Decine di autori affrontano i temi dell’agenda unionale in un volume, La sfida Ue, a cura di Luigi Troiani, partendo da questa premessa storica, dando indicazioni su come si possa uscire dalla situazione di crisi e consentire alle istituzioni comuni di riprendere la strada maestra della crescita economica e sociale fornendo al popolo dei 27 maggiore giustizia sociale e nuova capacità di competere nell’economia globale, assicurando sicurezza al continente.

Nell’introduzione Luigi Troiani guarda in particolare al fattore demografico. Nei primi due decenni del secolo, 10 paesi membri su 27 hanno perso popolazione. Dal picco del 2026 – 453,3 milioni di abitanti – i 27 scenderanno nel 2100 a 419,5 milioni. Nel 2050 gli europei saranno il 7% dei terrestri; 150 anni prima erano il 25%. È ora una popolazione matura. Senza misure drastiche, diventerà presto anziana, e poi vecchia: l’età media oggi è a 44,5 anni; nel 2100 sarà 50,7 con il 32,5% ultra65enni e15,3% ultraottantenni. Quella popolazione europea sarà meno vitale, più fragile, frugale, meno innovativa e politicamente più conservatrice. Sarà un peso in termini di costi pensionistici, sanitari, sociali, né ci saranno giovani sufficienti per pagare i costi finanziari corrispondenti. Secondo Ocse, il gettito fiscale diminuirà dell’8% rispetto ad ora. Gli incassi da lavoro del 9%. Potranno crescere le patrimoniali, non oltre il 7%. Saranno Iva e consumi a sostenere le finanze pubbliche?

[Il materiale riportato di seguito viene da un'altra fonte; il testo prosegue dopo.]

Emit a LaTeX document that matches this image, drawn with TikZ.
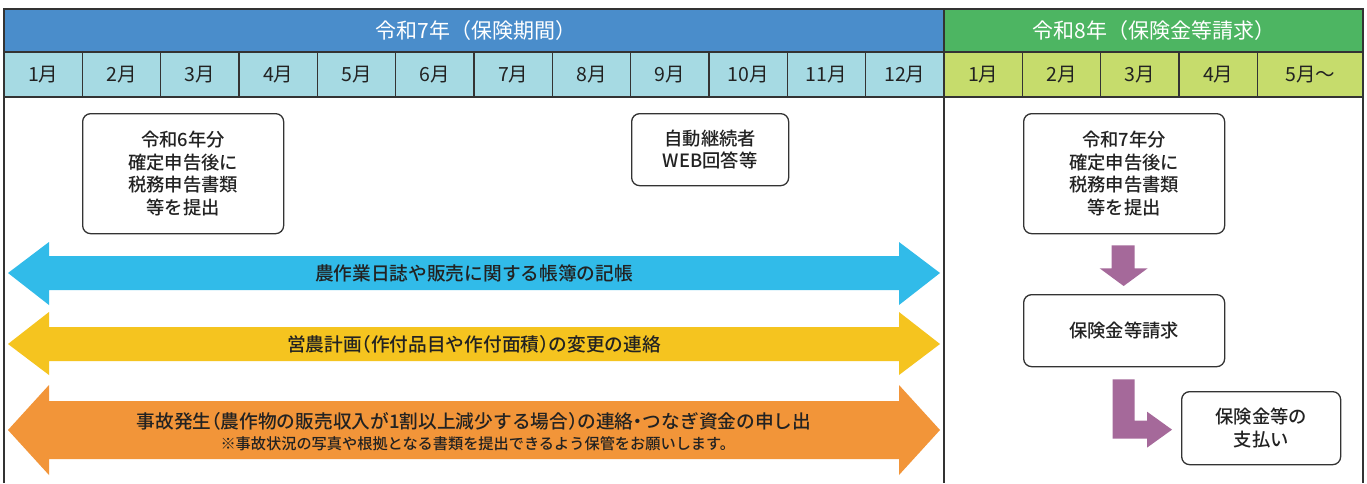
\documentclass[tikz,border=0pt]{standalone}
\usepackage{fontspec}
\usetikzlibrary{calc}
\setmainfont{Noto Sans CJK JP}
\IfFontExistsTF{Noto Sans CJK JP Medium}{\newfontfamily\jpm[RawFeature=+halt]{Noto Sans CJK JP Medium}}{\newfontfamily\jpm[FakeBold=0.4,RawFeature=+halt]{Noto Sans CJK JP}}
\definecolor{hdrblue}{HTML}{4A8DCB}
\definecolor{hdrgreen}{HTML}{4DB562}
\definecolor{monblue}{HTML}{A6DAE3}
\definecolor{mongreen}{HTML}{C6DC6C}
\definecolor{arrblue}{HTML}{31BBE9}
\definecolor{arryellow}{HTML}{F5C41F}
\definecolor{arrorange}{HTML}{F29539}
\definecolor{arrpurple}{HTML}{A5699A}
\definecolor{ink}{HTML}{222222}
\definecolor{frame}{HTML}{333333}
\begin{document}
\begin{tikzpicture}[x=1pt,y=-1pt,
  hdrtext/.style={text=white,font=\fontsize{21}{23}\selectfont,inner sep=0pt},
  montext/.style={text=ink,font=\fontsize{19.5}{22}\selectfont,inner sep=0pt},
  stepbox/.style={draw=frame,line width=1.3pt,rounded corners=8pt,fill=white,inner sep=0pt,anchor=north west},
  boxtext/.style={text=ink,font=\jpm\fontsize{18.3}{22.7}\selectfont,align=center,inner sep=0pt},
  arrtext/.style={text=ink,font=\jpm\fontsize{18.7}{20}\selectfont,inner sep=0pt},
  gridline/.style={draw=frame,line width=1.5pt}]
\useasboundingbox (0,0) rectangle (1367,483);
\fill[white] (0,0) rectangle (1367,483);
% header
\fill[hdrblue] (4,9) rectangle (944,52);
\fill[hdrgreen] (944,9) rectangle (1363,52);
\fill[monblue] (4,52) rectangle (944,97);
\fill[mongreen] (944,52) rectangle (1363,97);
\node[hdrtext] (h7) at (476,31) {令和7年（保険期間）};
\node[hdrtext] (h8) at (1154,31) {令和8年（保険金等請求）};
% months
\foreach \i in {1,...,12}{
  \node[montext] (m\i) at ({4+(\i-0.5)*78.333},75) {\i 月};
}
\foreach \i in {1,...,4}{
  \node[montext] (n\i) at ({944+(\i-0.5)*78.333},75) {\i 月};
}
\node[montext] (n5) at (1310.5,75) {5月～};
% grid lines
\draw[gridline] (4,483) -- (4,9) -- (1363,9) -- (1363,483);
\draw[gridline] (4,52) -- (1363,52);
\draw[gridline] (4,97) -- (1363,97);
\draw[gridline] (944,9) -- (944,483);
\foreach \i in {1,...,11}{
  \draw[gridline] ({4+\i*78.333},52) -- ({4+\i*78.333},97);
}
\foreach \i in {1,...,4}{
  \draw[gridline] ({944+\i*78.333},52) -- ({944+\i*78.333},97);
}
% boxes
\node[stepbox,minimum width=201pt,minimum height=120pt] (b1) at (82,113) {};
\node[boxtext] (t1) at (b1.center) {令和6年分\\確定申告後に\\税務申告書類\\等を提出};
\node[stepbox,minimum width=157pt,minimum height=72pt] (b2) at (631,113) {};
\node[boxtext] (t2) at (b2.center) {自動継続者\\WEB回答等};
\node[stepbox,minimum width=201pt,minimum height=120pt] (b3) at (1023,113) {};
\node[boxtext] (t3) at (b3.center) {令和7年分\\確定申告後に\\税務申告書類\\等を提出};
\node[stepbox,minimum width=201pt,minimum height=72pt] (b4) at (1023,294) {};
\node[boxtext] (t4) at (b4.center) {保険金等請求};
\node[stepbox,minimum width=159pt,minimum height=73pt] (b5) at (1181,391) {};
\node[boxtext] (t5) at (b5.center) {保険金等の\\支払い};
% big double arrows
\fill[arrblue] (8,273) -- (49,242) -- (49,256) -- (899,256) -- (899,242) -- (940,273) -- (899,305) -- (899,290) -- (49,290) -- (49,305) -- cycle;
\node[arrtext] (a1) at (474,273) {農作業日誌や販売に関する帳簿の記帳};
\fill[arryellow] (8,344) -- (49,312) -- (49,327) -- (899,327) -- (899,312) -- (940,344) -- (899,375) -- (899,361) -- (49,361) -- (49,375) -- cycle;
\node[arrtext] (a2) at (474,344) {営農計画（作付品目や作付面積）の変更の連絡};
\fill[arrorange] (8,430) -- (49,385) -- (49,401) -- (899,401) -- (899,385) -- (940,430) -- (899,475) -- (899,459) -- (49,459) -- (49,475) -- cycle;
\node[arrtext] (a3) at (474,421) {事故発生（農作物の販売収入が1割以上減少する場合）の連絡・つなぎ資金の申し出};
\node[text=ink,font=\jpm\fontsize{15.2}{16}\selectfont,inner sep=0pt] (a3n) at (474,444) {※事故状況の写真や根拠となる書類を提出できるよう保管をお願いします。};
% purple arrows
\fill[arrpurple] ($(b3.south)+(-12.5,11)$) -- ($(b3.south)+(10.5,11)$) -- ($(b3.south)+(10.5,34)$) -- ($(b3.south)+(23.5,34)$) -- ($(b4.north)+(-0.5,-8)$) -- ($(b3.south)+(-24.5,34)$) -- ($(b3.south)+(-12.5,34)$) -- cycle;
\fill[arrpurple] ($(b4.south)+(-11.5,12)$) -- ($(b4.south)+(10.5,12)$) -- ($(b4.south |- b5.west)+(10.5,-7.5)$) -- ($(b5.west)+(-34,-7.5)$) -- ($(b5.west)+(-34,-16.5)$) -- ($(b5.west)+(-9,1.5)$) -- ($(b5.west)+(-34,19.5)$) -- ($(b5.west)+(-34,10.5)$) -- ($(b4.south |- b5.west)+(-11.5,10.5)$) -- cycle;
\end{tikzpicture}
\end{document}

Il libro attraverso questo ed altri dati, va diritto a un’affermazione: la sfida UE riguarda soprattutto la questione sociale, passata in secondo piano dopo la retrocessione delle forze politiche ispirate a dottrina sociale cristiana (partito Popolare) e riformismo socialista (partiti Socialista e Socialdemocratico), e l’avanzata dei partiti ispirati a nazionalismo, sovranismo, populismo.

Come hanno scritto Enrico Letta e anche con maggior forza ed efficacia Mario Draghi, occorre rilancia l’Unione e capire che i piccoli stati europei senza Unione sono condannati dalla storia all’irrilevanza. Nel 1960, i 27 e Regno Unito superavano 1/3 del pil mondiale, posizione che vent’anni dopo, nel 1980, era ancora del 30%; senza drastici interventi, alla fine del XXI secolo il pil a 28 si sarà ridotto a 1/10 di quello mondiale.

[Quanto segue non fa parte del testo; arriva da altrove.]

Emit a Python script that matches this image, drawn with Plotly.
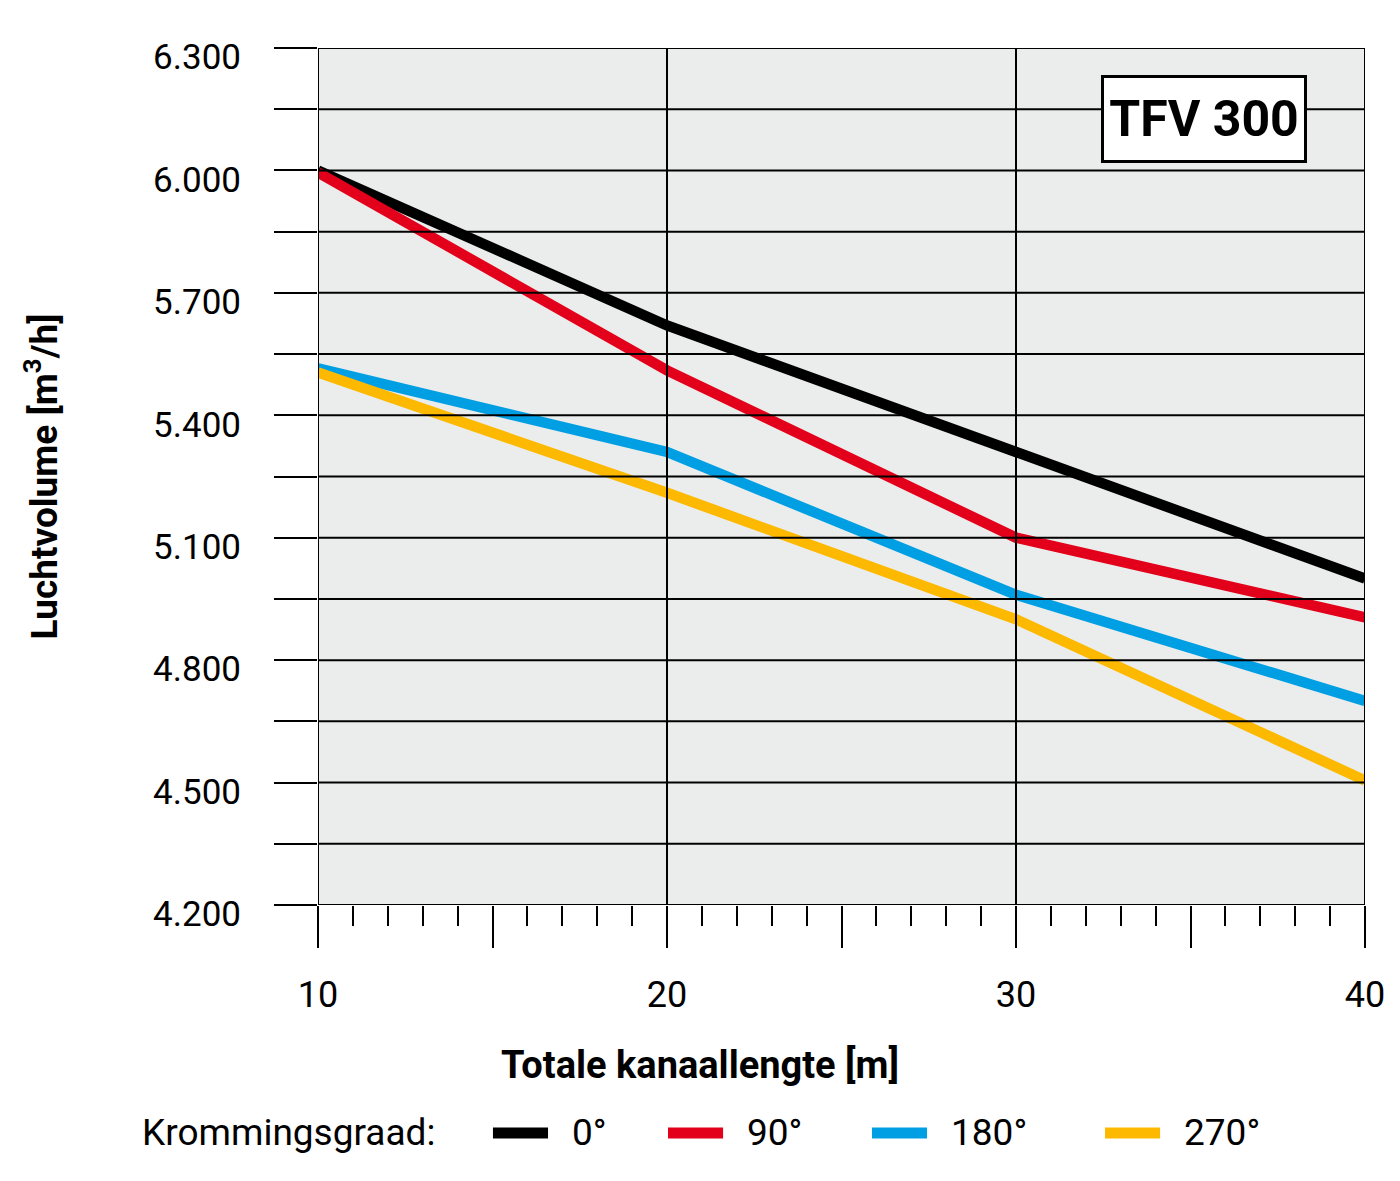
import plotly.graph_objects as go

# ---- data ----
lengths = [10, 20, 30, 40]
series_names = ["0°", "90°", "180°", "270°"]
flow_0 = [6000, 5620, 5310, 5000]
flow_90 = [5995, 5510, 5100, 4905]
flow_180 = [5515, 5310, 4960, 4700]
flow_270 = [5505, 5210, 4900, 4505]
colors = ["#000000", "#e2001a", "#009fe3", "#fdb900"]

y_ticks = list(range(4200, 6301, 150))
y_ticktext = [(f"{v // 1000}.{v % 1000:03d}" if v % 300 == 0 else "") for v in y_ticks]
x_major = [10, 15, 20, 25, 30, 35, 40]
x_ticktext = ["10", "", "20", "", "30", "", "40"]
x_grid = [10, 20, 30, 40]

FONT = "Liberation Sans Narrow, Roboto, Liberation Sans, sans-serif"

fig = go.Figure()
for name, vals, col in zip(series_names, [flow_0, flow_90, flow_180, flow_270], colors):
    fig.add_trace(go.Scatter(x=lengths, y=vals, mode="lines", name=name,
                             line=dict(color=col, width=10.5), showlegend=False))

# grid lines drawn above the curves (as in the reference)
for xv in x_grid:
    fig.add_shape(type="line", xref="x", yref="paper", x0=xv, x1=xv, y0=0, y1=1,
                  line=dict(color="black", width=2), layer="above")
for yv in y_ticks:
    fig.add_shape(type="line", xref="paper", yref="y", x0=0, x1=1, y0=yv, y1=yv,
                  line=dict(color="black", width=2), layer="above")

fig.update_layout(
    width=1400, height=1181,
    margin=dict(l=310, r=43, t=40, b=284),
    paper_bgcolor="white", plot_bgcolor="#ebedec",
    font=dict(family=FONT, color="black", size=35),
    showlegend=False,
    xaxis=dict(range=[10, 40], tickmode="array", tickvals=x_major, ticktext=x_ticktext,
               ticks="outside", ticklen=42, tickwidth=2, tickcolor="black",
               showgrid=False, zeroline=False, showline=False,
               ticklabelstandoff=16, tickfont=dict(size=36),
               minor=dict(dtick=1, ticks="outside", ticklen=20, tickwidth=2,
                          tickcolor="black", showgrid=False)),
    yaxis=dict(range=[4200, 6300], tickmode="array", tickvals=y_ticks, ticktext=y_ticktext,
               ticks="outside", ticklen=43, tickwidth=2, tickcolor="black",
               showgrid=False, zeroline=False, showline=False,
               ticklabelstandoff=26, ticklabelshift=9, tickfont=dict(size=35),
               title=dict(text="Luchtvolume [m<sup>3</sup>/h]", standoff=84,
                          font=dict(size=37, weight="bold"))),
)

# axis title (x) – placed as in the reference (left of plot centre)
fig.add_annotation(text="Totale kanaallengte [m]", xref="paper", yref="paper",
                   x=0.3648, y=-0.1867, xanchor="center", yanchor="middle", showarrow=False,
                   font=dict(size=38, weight="bold", family=FONT))

# product label box
fig.add_annotation(text="TFV 300", xref="paper", yref="paper",
                   x=0.8462, y=0.9172, xanchor="center", yanchor="middle", showarrow=False,
                   width=200, height=82, borderpad=0, borderwidth=3, bordercolor="black",
                   bgcolor="white", font=dict(size=50, weight="bold", family=FONT))

# custom legend row
legend_y = -0.266
fig.add_annotation(text="Krommingsgraad:", xref="paper", yref="paper",
                   x=-0.170, y=legend_y, xanchor="left", yanchor="middle", showarrow=False,
                   font=dict(size=37, family=FONT))
seg_x0 = [0.1671, 0.3343, 0.5291, 0.7517]
seg_len = 0.0526
label_gap = 0.0210
for name, col, x0 in zip(series_names, colors, seg_x0):
    fig.add_shape(type="line", xref="paper", yref="paper", x0=x0, x1=x0 + seg_len,
                  y0=legend_y, y1=legend_y, line=dict(color=col, width=11))
    fig.add_annotation(text=name, xref="paper", yref="paper",
                       x=x0 + seg_len + label_gap, y=legend_y, xanchor="left", yanchor="middle",
                       showarrow=False, font=dict(size=37, family=FONT))

fig.write_html("out.html")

Sotto questi numeri, ci sono centri di ricerca e grandi produttori di tecnologie avanzate dell’Ue che hanno ceduto posizioni su posizioni in quanto a dinamismo e capacità finanziaria, cervelli aziende e prodotti andati a cercare collocazione in mercati più competitivi, o passati di mano (l’estone Skype acquistata da Microsoft nel 2011, la britannica DeepMind da Google nel 2014), un’Ue che da produttrice e venditrice si è trasformata in compratrice (nel 1990, in Ue si produceva il 44% dei semiconduttori mondiali, oggi il 9%). Le sette più grandi imprese mondiali di tecnologia per capitalizzazione di mercato sono, nel 2024, statunitensi: tra le prime venti compaiono solo due Ue, l’olandese Asml e la tedesca Sap. Nell’ultima puntata dell’incubo europeo, la partita sull’IA: in campo giocano le imprese americane e cinesi, mentre quelle Ue stanno sugli spalti a fare da spettatori. Siamo al paradosso di una Cina che, settimane fa, ha individuato come target per la rappresaglia contro i dazi Ue sulle sue auto elettriche, i derivati del latte e dei suini, non trovando di meglio! Non stupiscono i dati Ocse sulla discesa inarrestabile di salari e produttività, fonte di molte delle situazioni denunciate dal libro.

Nell’analisi che il testo propone sulla proposta Draghi, si cita la sua richiesta di “un cambiamento radicale … un’UE all’altezza del mondo di oggi e di domani.”, con l’indicazione dei settori sui quali intervenire: sistema energetico decarbonizzato, difesa integrata, produzione nei comparti innovativi, ambizione alla leadership tecnologica, l’Unione dei mercati dei capitali, in particolare di quelli privati.

Per la rincorsa tecnologica servono tra 750 e 800 miliardi l’anno di investimenti aggiuntivi. Draghi chiede appalti congiunti, coordinamento della spesa, interoperabilità dei sistemi e riduzione della dipendenza dall’estero. Stessi principi per l’approvvigionamento energetico e dei minerali critici, dove serve una piattaforma Ue che garantisca sicurezza dell’approvvigionamento diversificato, messa in comune delle disponibilità, finanziamento e stoccaggio.